◆ Short task:
In the listing below, count each line containing "this" and answer with the count only.
--- BEGIN Records supplied ---
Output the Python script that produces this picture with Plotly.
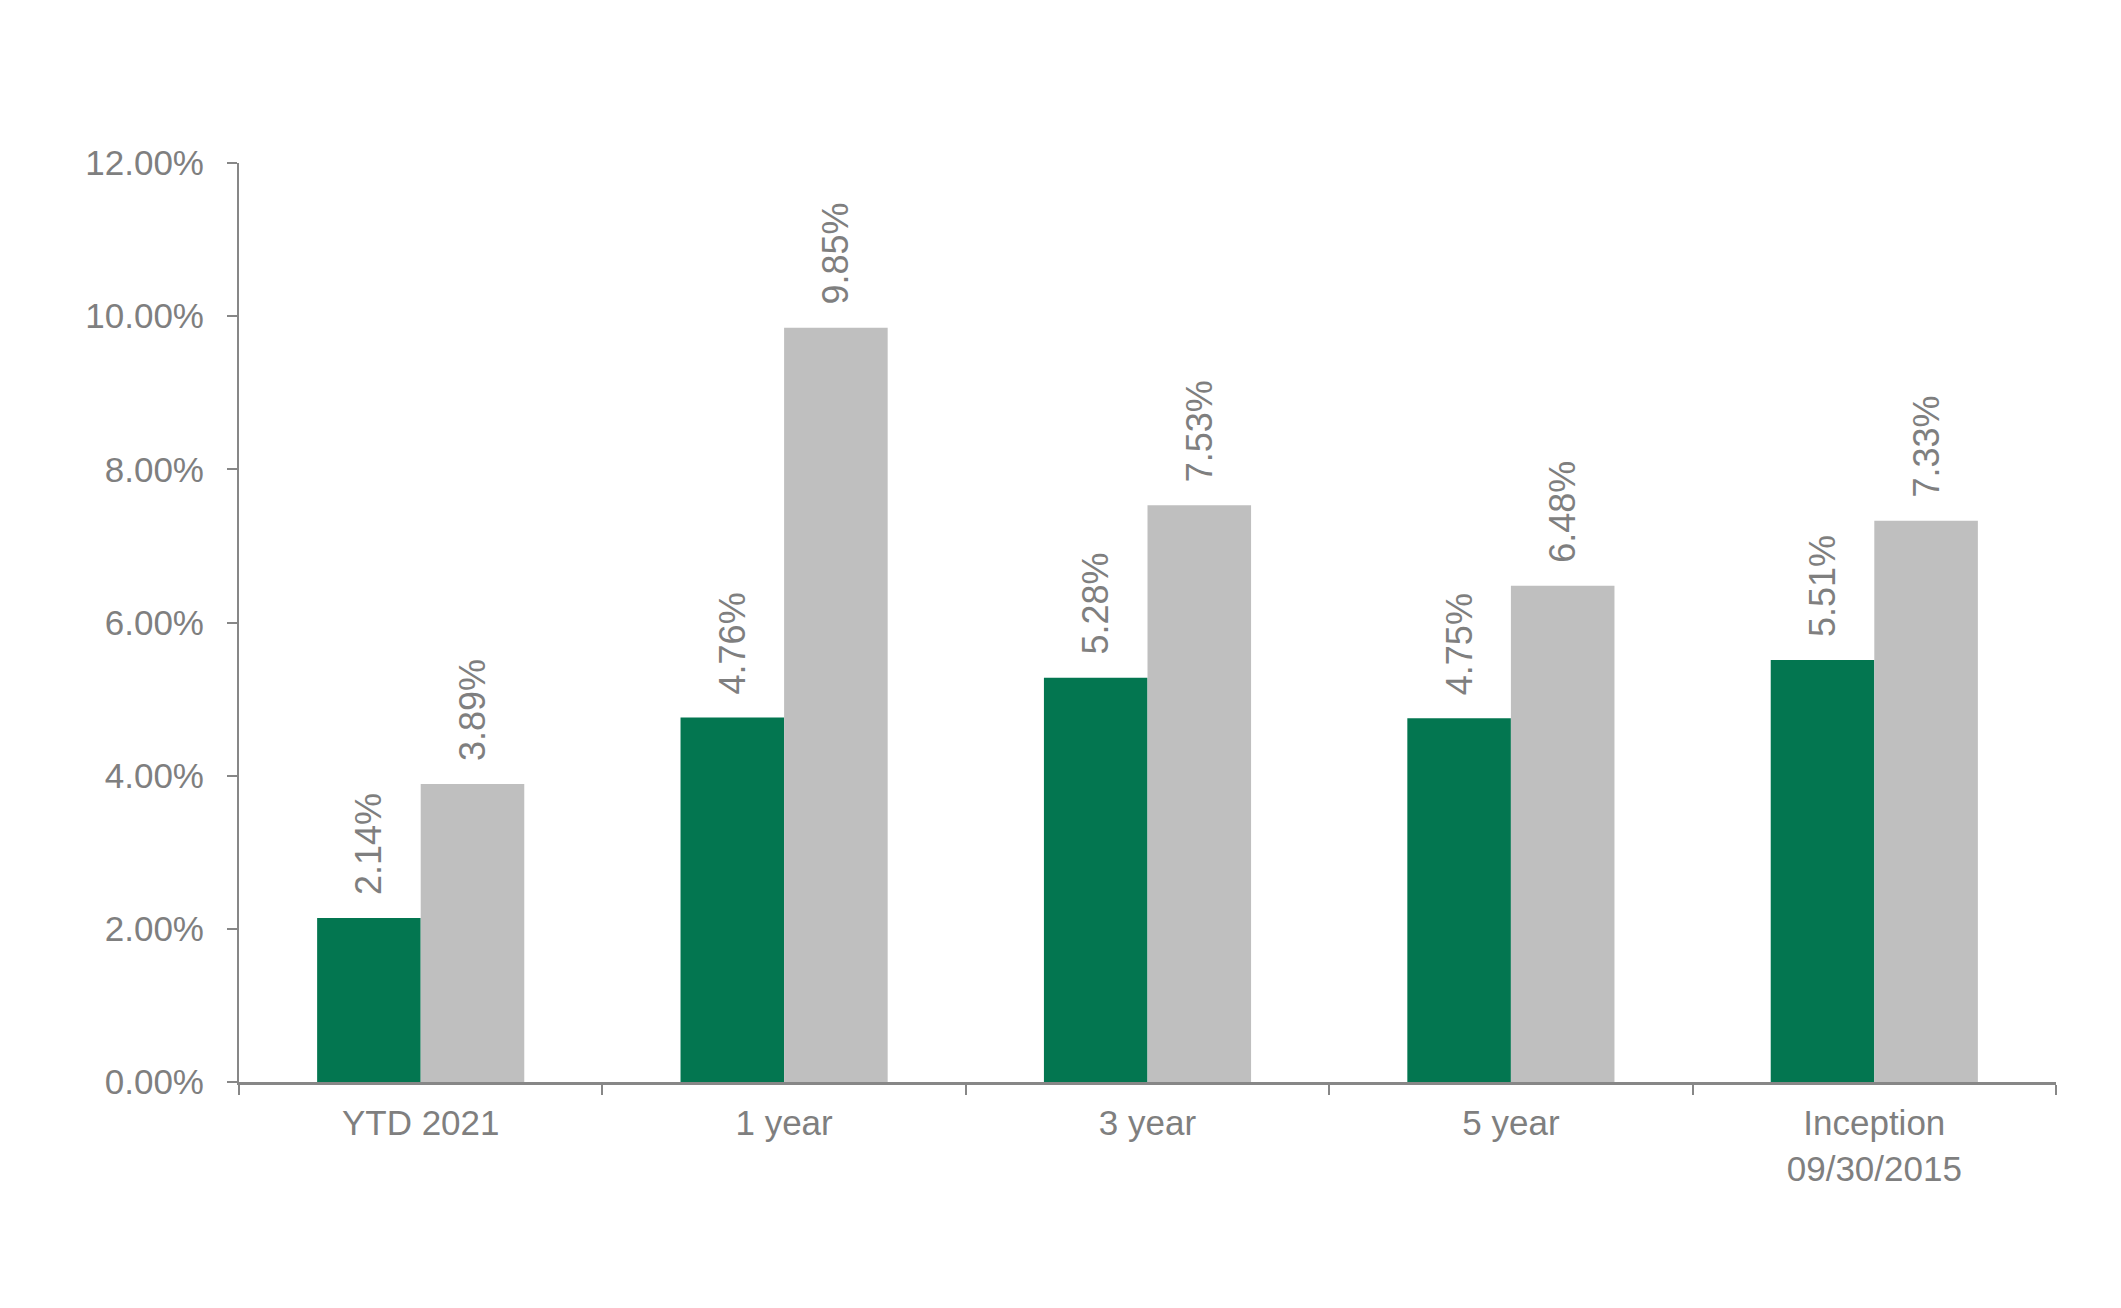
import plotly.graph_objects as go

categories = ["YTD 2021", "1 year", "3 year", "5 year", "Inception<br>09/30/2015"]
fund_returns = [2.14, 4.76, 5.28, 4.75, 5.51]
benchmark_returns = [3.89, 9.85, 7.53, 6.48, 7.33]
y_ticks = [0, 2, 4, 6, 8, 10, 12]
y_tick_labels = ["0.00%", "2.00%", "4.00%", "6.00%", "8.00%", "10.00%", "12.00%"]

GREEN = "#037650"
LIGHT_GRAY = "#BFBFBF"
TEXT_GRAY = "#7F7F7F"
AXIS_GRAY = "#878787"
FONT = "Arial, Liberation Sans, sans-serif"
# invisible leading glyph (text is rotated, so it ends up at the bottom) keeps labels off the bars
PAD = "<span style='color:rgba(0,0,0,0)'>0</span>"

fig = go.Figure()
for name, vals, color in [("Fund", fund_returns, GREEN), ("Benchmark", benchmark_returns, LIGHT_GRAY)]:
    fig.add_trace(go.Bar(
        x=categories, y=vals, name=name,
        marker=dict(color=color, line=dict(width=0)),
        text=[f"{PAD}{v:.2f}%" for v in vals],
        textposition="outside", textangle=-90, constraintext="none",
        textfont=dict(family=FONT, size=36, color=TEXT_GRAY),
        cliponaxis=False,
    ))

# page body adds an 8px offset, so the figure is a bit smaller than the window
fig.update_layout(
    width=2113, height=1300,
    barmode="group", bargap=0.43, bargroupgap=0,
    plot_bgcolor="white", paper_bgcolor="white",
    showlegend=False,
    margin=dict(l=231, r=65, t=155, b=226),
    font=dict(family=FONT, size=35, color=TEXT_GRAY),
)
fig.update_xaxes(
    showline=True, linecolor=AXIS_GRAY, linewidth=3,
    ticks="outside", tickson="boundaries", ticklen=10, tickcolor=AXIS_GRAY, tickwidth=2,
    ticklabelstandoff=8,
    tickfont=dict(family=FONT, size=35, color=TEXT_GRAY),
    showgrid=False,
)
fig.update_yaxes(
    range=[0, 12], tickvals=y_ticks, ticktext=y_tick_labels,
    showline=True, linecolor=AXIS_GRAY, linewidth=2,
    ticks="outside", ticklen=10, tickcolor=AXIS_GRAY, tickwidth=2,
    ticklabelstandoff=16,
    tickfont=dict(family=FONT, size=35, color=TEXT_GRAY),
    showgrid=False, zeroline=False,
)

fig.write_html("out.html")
--- END Records supplied ---
--- BEGIN Records supplied ---
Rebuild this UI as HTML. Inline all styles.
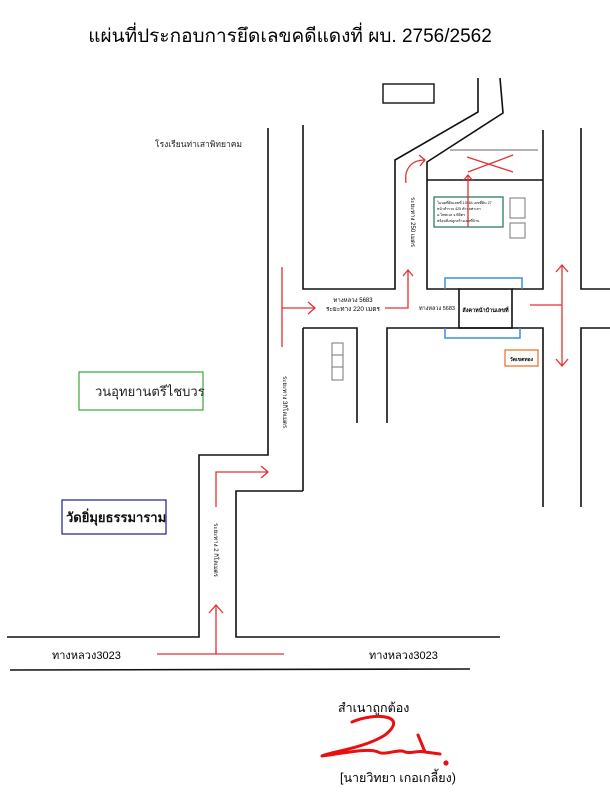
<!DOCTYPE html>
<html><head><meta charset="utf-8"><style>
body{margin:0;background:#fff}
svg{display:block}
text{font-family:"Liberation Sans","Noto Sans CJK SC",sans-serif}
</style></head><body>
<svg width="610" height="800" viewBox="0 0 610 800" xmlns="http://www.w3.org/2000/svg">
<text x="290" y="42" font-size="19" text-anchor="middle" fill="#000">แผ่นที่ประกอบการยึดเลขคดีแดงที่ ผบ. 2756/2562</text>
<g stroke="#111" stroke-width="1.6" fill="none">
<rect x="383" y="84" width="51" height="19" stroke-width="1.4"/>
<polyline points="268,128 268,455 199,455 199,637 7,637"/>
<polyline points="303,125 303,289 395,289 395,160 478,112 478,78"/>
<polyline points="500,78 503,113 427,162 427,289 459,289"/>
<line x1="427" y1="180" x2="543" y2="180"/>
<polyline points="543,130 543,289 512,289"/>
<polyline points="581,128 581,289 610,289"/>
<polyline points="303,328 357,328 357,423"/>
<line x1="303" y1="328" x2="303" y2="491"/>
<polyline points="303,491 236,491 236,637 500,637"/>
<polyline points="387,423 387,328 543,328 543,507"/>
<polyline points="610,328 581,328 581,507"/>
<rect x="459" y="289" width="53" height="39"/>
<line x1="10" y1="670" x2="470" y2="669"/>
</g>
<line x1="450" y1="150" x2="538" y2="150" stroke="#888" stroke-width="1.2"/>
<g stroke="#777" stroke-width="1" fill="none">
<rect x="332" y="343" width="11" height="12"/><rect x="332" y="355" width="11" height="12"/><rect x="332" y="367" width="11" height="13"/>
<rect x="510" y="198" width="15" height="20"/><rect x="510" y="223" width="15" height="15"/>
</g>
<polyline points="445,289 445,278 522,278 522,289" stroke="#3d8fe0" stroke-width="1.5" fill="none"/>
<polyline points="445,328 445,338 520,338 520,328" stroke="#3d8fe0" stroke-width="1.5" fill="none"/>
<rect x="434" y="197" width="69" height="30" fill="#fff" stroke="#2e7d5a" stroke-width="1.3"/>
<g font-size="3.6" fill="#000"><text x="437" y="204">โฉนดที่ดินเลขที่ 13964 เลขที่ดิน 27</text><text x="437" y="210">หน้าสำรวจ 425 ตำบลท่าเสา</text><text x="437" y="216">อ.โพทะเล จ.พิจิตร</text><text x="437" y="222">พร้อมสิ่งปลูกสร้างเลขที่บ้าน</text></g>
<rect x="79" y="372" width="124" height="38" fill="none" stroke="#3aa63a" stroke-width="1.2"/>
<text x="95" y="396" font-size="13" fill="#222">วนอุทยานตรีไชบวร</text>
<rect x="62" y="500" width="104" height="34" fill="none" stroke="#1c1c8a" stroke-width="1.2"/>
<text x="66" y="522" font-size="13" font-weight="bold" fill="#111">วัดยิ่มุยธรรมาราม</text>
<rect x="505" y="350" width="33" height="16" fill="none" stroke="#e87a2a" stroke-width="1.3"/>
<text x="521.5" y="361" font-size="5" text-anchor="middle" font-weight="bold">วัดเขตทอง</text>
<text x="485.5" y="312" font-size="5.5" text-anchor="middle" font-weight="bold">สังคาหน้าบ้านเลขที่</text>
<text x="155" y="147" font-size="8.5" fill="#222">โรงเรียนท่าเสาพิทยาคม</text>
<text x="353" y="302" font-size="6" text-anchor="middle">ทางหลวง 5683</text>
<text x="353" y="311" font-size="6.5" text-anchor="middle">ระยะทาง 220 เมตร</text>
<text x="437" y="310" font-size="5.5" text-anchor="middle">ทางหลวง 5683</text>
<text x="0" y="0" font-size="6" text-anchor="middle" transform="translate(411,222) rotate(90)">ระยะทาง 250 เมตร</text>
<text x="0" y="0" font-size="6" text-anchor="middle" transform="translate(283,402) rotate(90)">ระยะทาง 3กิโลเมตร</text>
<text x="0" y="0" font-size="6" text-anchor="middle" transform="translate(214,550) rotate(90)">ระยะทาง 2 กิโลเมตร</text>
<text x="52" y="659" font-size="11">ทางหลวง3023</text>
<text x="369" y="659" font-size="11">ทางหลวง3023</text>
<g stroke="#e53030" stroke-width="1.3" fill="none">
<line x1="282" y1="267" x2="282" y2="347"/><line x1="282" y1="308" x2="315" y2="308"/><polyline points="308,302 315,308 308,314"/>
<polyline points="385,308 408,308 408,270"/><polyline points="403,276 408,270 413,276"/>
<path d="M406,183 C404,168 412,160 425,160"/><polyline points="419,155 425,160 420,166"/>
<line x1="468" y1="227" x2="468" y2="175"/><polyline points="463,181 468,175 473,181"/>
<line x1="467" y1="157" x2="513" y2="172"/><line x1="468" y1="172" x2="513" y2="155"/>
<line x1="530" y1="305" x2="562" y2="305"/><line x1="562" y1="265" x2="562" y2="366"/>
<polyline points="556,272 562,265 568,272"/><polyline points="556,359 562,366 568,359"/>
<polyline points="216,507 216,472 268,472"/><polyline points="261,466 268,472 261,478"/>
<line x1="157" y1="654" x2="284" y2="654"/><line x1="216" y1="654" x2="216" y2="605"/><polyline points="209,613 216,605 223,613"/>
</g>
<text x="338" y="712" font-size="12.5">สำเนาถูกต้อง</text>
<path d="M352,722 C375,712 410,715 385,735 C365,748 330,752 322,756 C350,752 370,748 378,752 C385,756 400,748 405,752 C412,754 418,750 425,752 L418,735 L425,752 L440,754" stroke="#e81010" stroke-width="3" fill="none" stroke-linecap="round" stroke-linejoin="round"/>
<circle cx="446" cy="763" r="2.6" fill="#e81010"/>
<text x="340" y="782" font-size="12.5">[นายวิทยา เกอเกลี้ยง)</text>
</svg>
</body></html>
--- END Records supplied ---
◆ Correct answer:
2